Bank of America will sell San Francisco-based First Republic Bank to two private equity groups. The deal is set to go through next year. Bloomberg has the details:
Bank of America Corp. said it agreed to sell First Republic Bank to a group led by private-equity firms General Atlantic LLC and Colony Capital LLC. The Wall Street Journal reported earlier today that the group will pay more than $1 billion, citing unidentified people familiar with the situation.
Bank of America, the biggest U.S. lender by assets, is selling businesses to raise capital after getting $45 billion in government rescue funds. Colony has invested more than $39 billion since its founding by billionaire Thomas Barrack in 1991. General Atlantic focuses on financial and technology companies.
Bank of America inherited First Republic when it bought Merrill Lynch & Co. in January. Merrill Lynch bought the bank, which had assets of $19 billion on Sept. 30, for $1.8 billion in 2007. First Republic serves affluent clients in California, Connecticut New York and Nevada.
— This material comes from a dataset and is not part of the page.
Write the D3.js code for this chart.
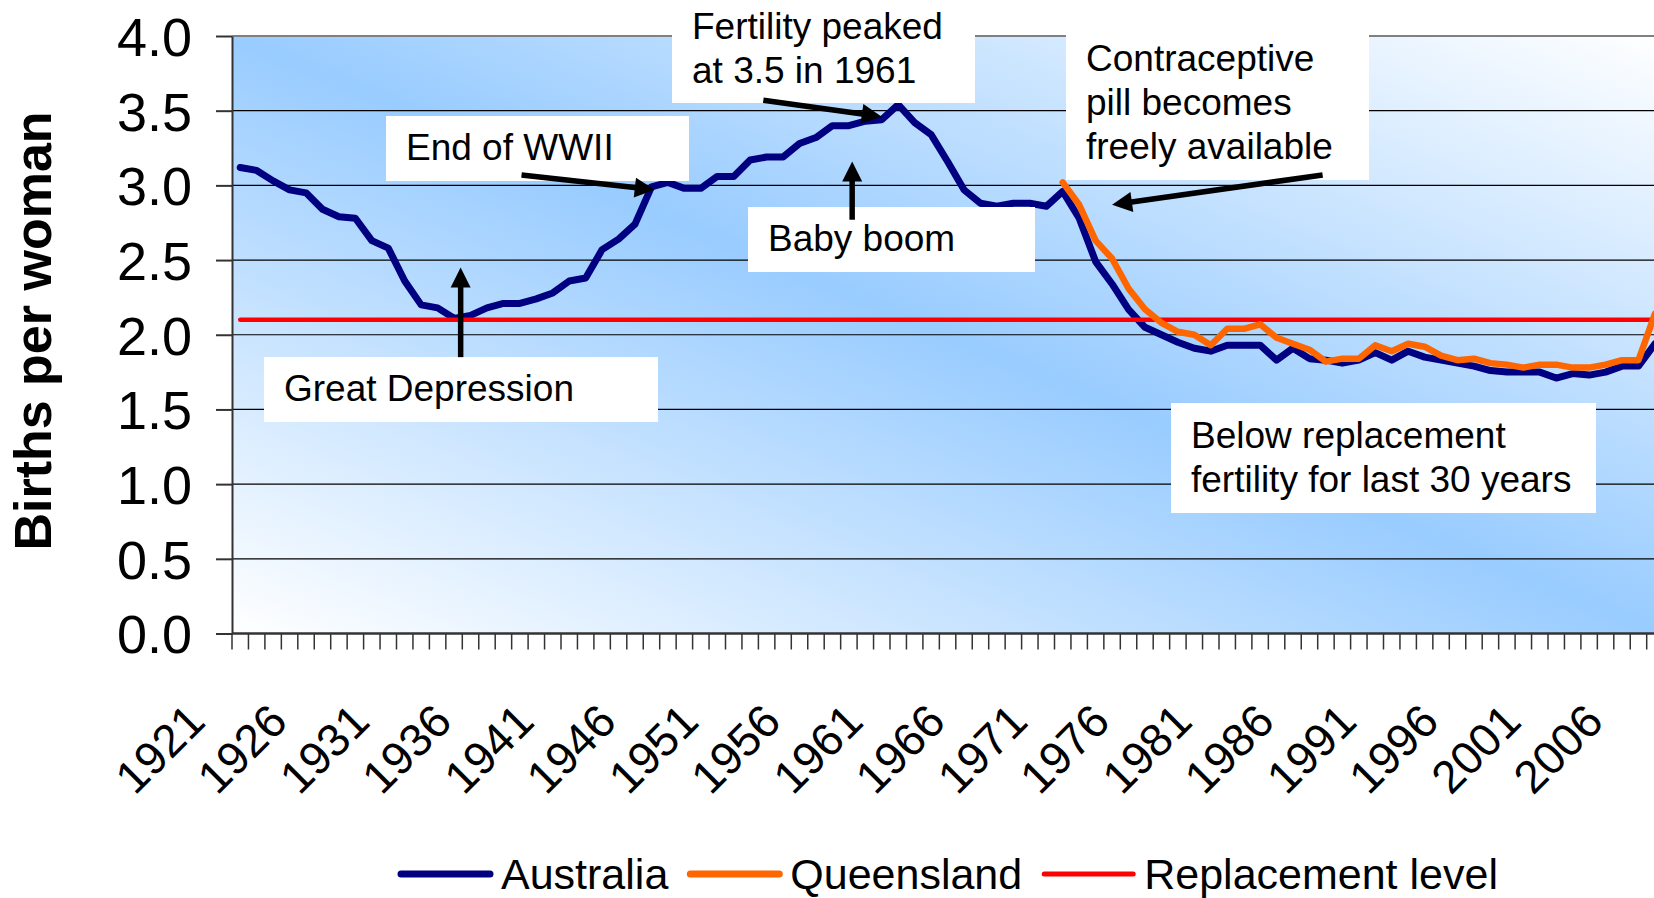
<!DOCTYPE html>
<html>
<head>
<meta charset="utf-8">
<script src="https://cdn.jsdelivr.net/npm/d3@7/dist/d3.min.js"></script>
<style>
  body { margin: 0; background: #fff; overflow: hidden; }
  svg { display: block; font-family: "Liberation Sans", Arial, sans-serif; }
</style>
</head>
<body>
<svg id="chart" width="1654" height="898"></svg>
<script>
// categories: one per year
const years = d3.range(1921, 2008);
const tickYears = [1921, 1926, 1931, 1936, 1941, 1946, 1951, 1956, 1961, 1966, 1971,
    1976, 1981, 1986, 1991, 1996, 2001, 2006];
const yTicks = [0, 0.5, 1, 1.5, 2, 2.5, 3, 3.5, 4];

// births per woman, 1921 - 2007
const australia = [
    3.12, 3.10, 3.03, 2.97, 2.95, 2.84, 2.79, 2.78, 2.63, 2.58,
    2.36, 2.20, 2.18, 2.11, 2.13, 2.18, 2.21, 2.21, 2.24, 2.28,
    2.36, 2.38, 2.57, 2.64, 2.74, 2.99, 3.02, 2.98, 2.98, 3.06,
    3.06, 3.17, 3.19, 3.19, 3.28, 3.32, 3.40, 3.40, 3.43, 3.44,
    3.54, 3.42, 3.34, 3.16, 2.97, 2.88, 2.86, 2.88, 2.88, 2.86,
    2.96, 2.78, 2.49, 2.34, 2.17, 2.05, 2.00, 1.95, 1.91, 1.89,
    1.93, 1.93, 1.93, 1.83, 1.91, 1.84, 1.83, 1.81, 1.83, 1.88,
    1.83, 1.89, 1.85, 1.83, 1.81, 1.79, 1.76, 1.75, 1.75, 1.75,
    1.71, 1.74, 1.73, 1.75, 1.79, 1.79, 1.94
];
// Queensland series starts in 1971
const qldStart = 1971;
const queensland = [
    3.02, 2.87, 2.63, 2.51, 2.31, 2.17, 2.08, 2.02, 2.00, 1.93,
    2.04, 2.04, 2.07, 1.98, 1.94, 1.90, 1.82, 1.84, 1.84, 1.93,
    1.89, 1.94, 1.92, 1.86, 1.83, 1.84, 1.81, 1.80, 1.78, 1.80,
    1.80, 1.78, 1.78, 1.80, 1.83, 1.83, 2.14
];
const replacementLevel = 2.1;

const seriesNames = ["Australia", "Queensland", "Replacement level"];
const seriesColors = ["#000080", "#FF6600", "#FF0000"];

const notes = [
    {lines: ["End of WWII"], box: [386, 116, 303, 65], arrow: [[1938.1, 3.07], [1946.2, 2.97]]},
    {lines: ["Fertility peaked", "at 3.5 in 1961"], box: [672, -5, 303, 108], arrow: [[1952.8, 3.57], [1960.0, 3.46]]},
    {lines: ["Baby boom"], box: [748, 207, 287, 65], arrow: [[1958.2, 2.77], [1958.2, 3.16]]},
    {lines: ["Contraceptive", "pill becomes", "freely available"], box: [1066, 35, 303, 145], arrow: [[1986.8, 3.07], [1974.0, 2.87]]},
    {lines: ["Great Depression"], box: [264, 357, 394, 65], arrow: [[1934.4, 1.85], [1934.4, 2.45]]},
    {lines: ["Below replacement", "fertility for last 30 years"], box: [1171, 403, 425, 110], arrow: null}
];

const svg = d3.select("#chart");
const plot = {left: 232, top: 36, bottom: 633.5, step: 16.45};
plot.right = plot.left + years.length * plot.step;

const x = d3.scaleBand().domain(years).range([plot.left, plot.right]).padding(0);
const cx = yr => x(yr) + x.bandwidth() / 2;
// fractional years for annotation arrows
const xYear = d3.scaleLinear().domain([years[0], years[years.length - 1]])
    .range([cx(years[0]), cx(years[years.length - 1])]);
const y = d3.scaleLinear().domain([0, 4]).range([plot.bottom, plot.top]);

// background gradient
const defs = svg.append("defs");
const grad = defs.append("linearGradient").attr("id", "bg")
    .attr("x1", 0).attr("y1", 1).attr("x2", 1).attr("y2", 0);
grad.append("stop").attr("offset", "0%").attr("stop-color", "#ffffff");
grad.append("stop").attr("offset", "50%").attr("stop-color", "#99CCFF");
grad.append("stop").attr("offset", "100%").attr("stop-color", "#ffffff");

svg.append("rect")
    .attr("x", plot.left).attr("y", plot.top)
    .attr("width", plot.right - plot.left).attr("height", plot.bottom - plot.top)
    .attr("fill", "url(#bg)");

// gridlines
svg.append("g").selectAll("line")
    .data(yTicks.filter(d => d > 0 && d < 4))
    .enter().append("line")
    .attr("x1", plot.left).attr("x2", plot.right)
    .attr("y1", d => y(d)).attr("y2", d => y(d))
    .attr("stroke", "#000").attr("stroke-width", 1.2);

svg.append("line")
    .attr("x1", plot.left).attr("x2", plot.right)
    .attr("y1", y(4)).attr("y2", y(4))
    .attr("stroke", "#808080").attr("stroke-width", 2);

// y axis
const yAxis = svg.append("g")
    .attr("transform", "translate(" + plot.left + ",0)")
    .call(d3.axisLeft(y).tickValues(yTicks).tickSize(16).tickSizeOuter(0)
        .tickPadding(24).tickFormat(d3.format(".1f")));
yAxis.select(".domain").attr("stroke", "#333").attr("stroke-width", 2);
yAxis.selectAll(".tick line").attr("stroke", "#333").attr("stroke-width", 2);
yAxis.selectAll(".tick text")
    .attr("font-size", "54px").attr("fill", "#000")
    .attr("font-family", "'Liberation Sans', Arial, sans-serif")
    .attr("dy", "0.36em");

// x axis: ticks on band edges
const xAxis = svg.append("g");
xAxis.append("line")
    .attr("x1", plot.left).attr("x2", plot.right)
    .attr("y1", plot.bottom).attr("y2", plot.bottom)
    .attr("stroke", "#333").attr("stroke-width", 2.5);
xAxis.selectAll(".xt")
    .data(years.map(d => x(d)).concat([plot.right]))
    .enter().append("line")
    .attr("class", "xt")
    .attr("x1", d => d).attr("x2", d => d)
    .attr("y1", plot.bottom).attr("y2", plot.bottom + 16)
    .attr("stroke", "#333").attr("stroke-width", 1.5);
xAxis.selectAll(".xl")
    .data(tickYears)
    .enter().append("text")
    .attr("class", "xl")
    .attr("transform", d => "translate(" + (cx(d) - 33) + ",724) rotate(-45)")
    .attr("text-anchor", "end")
    .attr("font-size", "46px")
    .text(d => d);

// y axis title
svg.append("text")
    .attr("transform", "translate(51,331) rotate(-90)")
    .attr("text-anchor", "middle")
    .attr("font-size", "52px").attr("font-weight", "bold")
    .text("Births per woman");

// series
const line = d3.line()
    .defined(d => d.value != null)
    .x(d => cx(d.year))
    .y(d => y(d.value));

const ausData = years.map((yr, i) => ({year: yr, value: australia[i]}));
const qldData = queensland.map((v, i) => ({year: qldStart + i, value: v}));
const repData = years.map(yr => ({year: yr, value: replacementLevel}));

const lines = svg.append("g").attr("fill", "none")
    .attr("stroke-linejoin", "round").attr("stroke-linecap", "round");
lines.append("path").datum(ausData).attr("d", line)
    .attr("stroke", seriesColors[0]).attr("stroke-width", 7);
lines.append("path").datum(repData).attr("d", line)
    .attr("stroke", seriesColors[2]).attr("stroke-width", 4.5);
lines.append("path").datum(qldData).attr("d", line)
    .attr("stroke", seriesColors[1]).attr("stroke-width", 6.5);

// annotation boxes
const noteG = svg.append("g");
notes.forEach(n => {
    let [bx, by, bw, bh] = n.box;
    noteG.append("rect")
        .attr("x", bx).attr("y", by).attr("width", bw).attr("height", bh)
        .attr("fill", "#fff");
    let t = noteG.append("text")
        .attr("font-size", "37px").attr("fill", "#000");
    let firstBase = n.lines.length === 1 ? by + 44 : by + (bh - (n.lines.length - 1) * 44) / 2 + 12;
    if (n.lines.length === 3) firstBase -= 5;
    n.lines.forEach((s, i) => {
        t.append("tspan").attr("x", bx + 20).attr("y", firstBase + i * 44).text(s);
    });
});

// arrows
function drawArrow(p0, p1) {
    let x0 = xYear(p0[0]), y0 = y(p0[1]), x1 = xYear(p1[0]), y1 = y(p1[1]);
    let len = Math.hypot(x1 - x0, y1 - y0);
    let ux = (x1 - x0) / len, uy = (y1 - y0) / len;
    let head = 20, half = 10;
    let bx = x1 - ux * head, by = y1 - uy * head;
    noteG.append("line")
        .attr("x1", x0).attr("y1", y0).attr("x2", bx + ux * 2).attr("y2", by + uy * 2)
        .attr("stroke", "#000").attr("stroke-width", 5.5);
    noteG.append("path")
        .attr("d", "M" + x1 + "," + y1 +
            "L" + (bx - uy * half) + "," + (by + ux * half) +
            "L" + (bx + uy * half) + "," + (by - ux * half) + "Z")
        .attr("fill", "#000");
}
notes.filter(n => n.arrow).forEach(n => drawArrow(n.arrow[0], n.arrow[1]));

// legend
const legend = svg.append("g");
let lx = 401;
seriesNames.forEach((name, i) => {
    legend.append("line")
        .attr("x1", lx).attr("x2", lx + 89)
        .attr("y1", 874).attr("y2", 874)
        .attr("stroke", seriesColors[i])
        .attr("stroke-width", i === 2 ? 5 : 7)
        .attr("stroke-linecap", "round");
    let t = legend.append("text")
        .attr("x", lx + 100).attr("y", 889)
        .attr("font-size", "43px")
        .attr("textLength", null)
        .text(name);
    lx = lx + 100 + t.node().getComputedTextLength() + 22;
});
</script>
</body>
</html>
Almost two years ago, soon-to-be-ex-CEO Ken Lewis said that as a big bank, “it’s your prerogative to use ‘retreat’ or ‘retrench” (as quoted from the New York Times). Looks like “retreat” is winning. The Wall Street Journal explains:
The long-expected sale of First Republic is the result of a review of Bank of America assets. The bank is working to bolster its capital ratios and shed any units that are no longer strategic fits. Last month it sold the long-term asset management business of Columbia Management to Ameriprise Financial Inc. for up to $1.2 billion.